• **STATED PROBLEM**: Write out the full listing exactly as given, minus the images.

• **DATA BLOCK**:
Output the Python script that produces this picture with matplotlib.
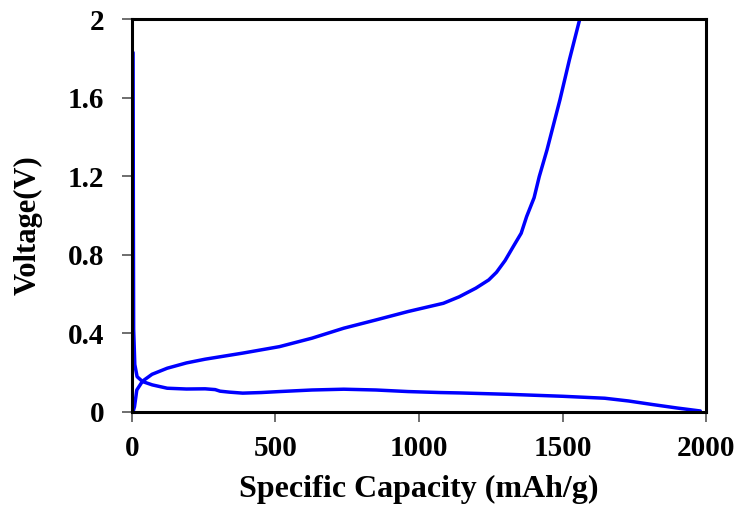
import matplotlib
matplotlib.use('Agg')
import matplotlib.pyplot as plt

# Curva de descarga (litiacion): capacidad (mAh/g) y voltaje (V)
cap_descarga = [4, 5, 6, 10, 18, 37, 71, 123, 190, 255, 290, 307, 340, 386, 450,
                514, 627, 738, 850, 962, 1074, 1142, 1311, 1500, 1647, 1730, 1813, 1900, 1980]
v_descarga = [1.83, 1.0, 0.42, 0.24, 0.178, 0.153, 0.136, 0.119, 0.115, 0.116, 0.112, 0.104,
              0.099, 0.094, 0.097, 0.102, 0.110, 0.114, 0.110, 0.102, 0.097, 0.095, 0.088,
              0.078, 0.068, 0.054, 0.036, 0.018, 0.003]

# Curva de carga (deslitiacion)
cap_carga = [4, 9, 17, 37, 70, 123, 190, 255, 386, 514, 627, 738, 850, 962, 1085,
             1140, 1198, 1243, 1270, 1300, 1330, 1356, 1375, 1401, 1419, 1446, 1491, 1524, 1560]
v_carga = [0.0, 0.025, 0.11, 0.155, 0.190, 0.221, 0.248, 0.267, 0.298, 0.331, 0.374,
           0.425, 0.467, 0.510, 0.552, 0.585, 0.629, 0.671, 0.710, 0.770, 0.845, 0.909,
           0.994, 1.090, 1.198, 1.334, 1.589, 1.793, 2.0]

xticks = [0, 500, 1000, 1500, 2000]
yticks = [0, 0.4, 0.8, 1.2, 1.6, 2.0]
ytick_labels = ['0', '0.4', '0.8', '1.2', '1.6', '2']

plt.rcParams['font.family'] = ['Liberation Serif', 'DejaVu Serif']
plt.rcParams['font.weight'] = 'bold'

fig = plt.figure(figsize=(7.37, 5.05), dpi=100)
ax = fig.add_axes([0.179, 0.185, 0.779, 0.777])

ax.plot(cap_descarga, v_descarga, color='#0000FF', linewidth=2.5,
        solid_joinstyle='round', solid_capstyle='round')
ax.plot(cap_carga, v_carga, color='#0000FF', linewidth=2.5,
        solid_joinstyle='round', solid_capstyle='round')

ax.set_xlim(0, 2000)
ax.set_ylim(0, 2)
ax.set_xticks(xticks)
ax.set_yticks(yticks)
ax.set_yticklabels(ytick_labels)

for lado in ['left', 'right', 'top', 'bottom']:
    ax.spines[lado].set_linewidth(2.2)
    ax.spines[lado].set_color('black')

ax.tick_params(axis='both', direction='out', length=7, width=1.2, color='#555555',
               labelsize=21)
ax.tick_params(axis='x', pad=10)
ax.tick_params(axis='y', pad=13)

ax.set_xlabel('Specific Capacity (mAh/g)', fontsize=23, fontweight='bold', labelpad=9)
ax.set_ylabel('Voltage(V)', fontsize=22, fontweight='bold')
ax.yaxis.set_label_coords(-0.155, 0.475)

fig.savefig('out.png', dpi=100)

• **EXPECTED ANSWER**:
Output the Python script that produces this picture with matplotlib.
import matplotlib
matplotlib.use('Agg')
import matplotlib.pyplot as plt

# Curva de descarga (litiacion): capacidad (mAh/g) y voltaje (V)
cap_descarga = [4, 5, 6, 10, 18, 37, 71, 123, 190, 255, 290, 307, 340, 386, 450,
                514, 627, 738, 850, 962, 1074, 1142, 1311, 1500, 1647, 1730, 1813, 1900, 1980]
v_descarga = [1.83, 1.0, 0.42, 0.24, 0.178, 0.153, 0.136, 0.119, 0.115, 0.116, 0.112, 0.104,
              0.099, 0.094, 0.097, 0.102, 0.110, 0.114, 0.110, 0.102, 0.097, 0.095, 0.088,
              0.078, 0.068, 0.054, 0.036, 0.018, 0.003]

# Curva de carga (deslitiacion)
cap_carga = [4, 9, 17, 37, 70, 123, 190, 255, 386, 514, 627, 738, 850, 962, 1085,
             1140, 1198, 1243, 1270, 1300, 1330, 1356, 1375, 1401, 1419, 1446, 1491, 1524, 1560]
v_carga = [0.0, 0.025, 0.11, 0.155, 0.190, 0.221, 0.248, 0.267, 0.298, 0.331, 0.374,
           0.425, 0.467, 0.510, 0.552, 0.585, 0.629, 0.671, 0.710, 0.770, 0.845, 0.909,
           0.994, 1.090, 1.198, 1.334, 1.589, 1.793, 2.0]

xticks = [0, 500, 1000, 1500, 2000]
yticks = [0, 0.4, 0.8, 1.2, 1.6, 2.0]
ytick_labels = ['0', '0.4', '0.8', '1.2', '1.6', '2']

plt.rcParams['font.family'] = ['Liberation Serif', 'DejaVu Serif']
plt.rcParams['font.weight'] = 'bold'

fig = plt.figure(figsize=(7.37, 5.05), dpi=100)
ax = fig.add_axes([0.179, 0.185, 0.779, 0.777])

ax.plot(cap_descarga, v_descarga, color='#0000FF', linewidth=2.5,
        solid_joinstyle='round', solid_capstyle='round')
ax.plot(cap_carga, v_carga, color='#0000FF', linewidth=2.5,
        solid_joinstyle='round', solid_capstyle='round')

ax.set_xlim(0, 2000)
ax.set_ylim(0, 2)
ax.set_xticks(xticks)
ax.set_yticks(yticks)
ax.set_yticklabels(ytick_labels)

for lado in ['left', 'right', 'top', 'bottom']:
    ax.spines[lado].set_linewidth(2.2)
    ax.spines[lado].set_color('black')

ax.tick_params(axis='both', direction='out', length=7, width=1.2, color='#555555',
               labelsize=21)
ax.tick_params(axis='x', pad=10)
ax.tick_params(axis='y', pad=13)

ax.set_xlabel('Specific Capacity (mAh/g)', fontsize=23, fontweight='bold', labelpad=9)
ax.set_ylabel('Voltage(V)', fontsize=22, fontweight='bold')
ax.yaxis.set_label_coords(-0.155, 0.475)

fig.savefig('out.png', dpi=100)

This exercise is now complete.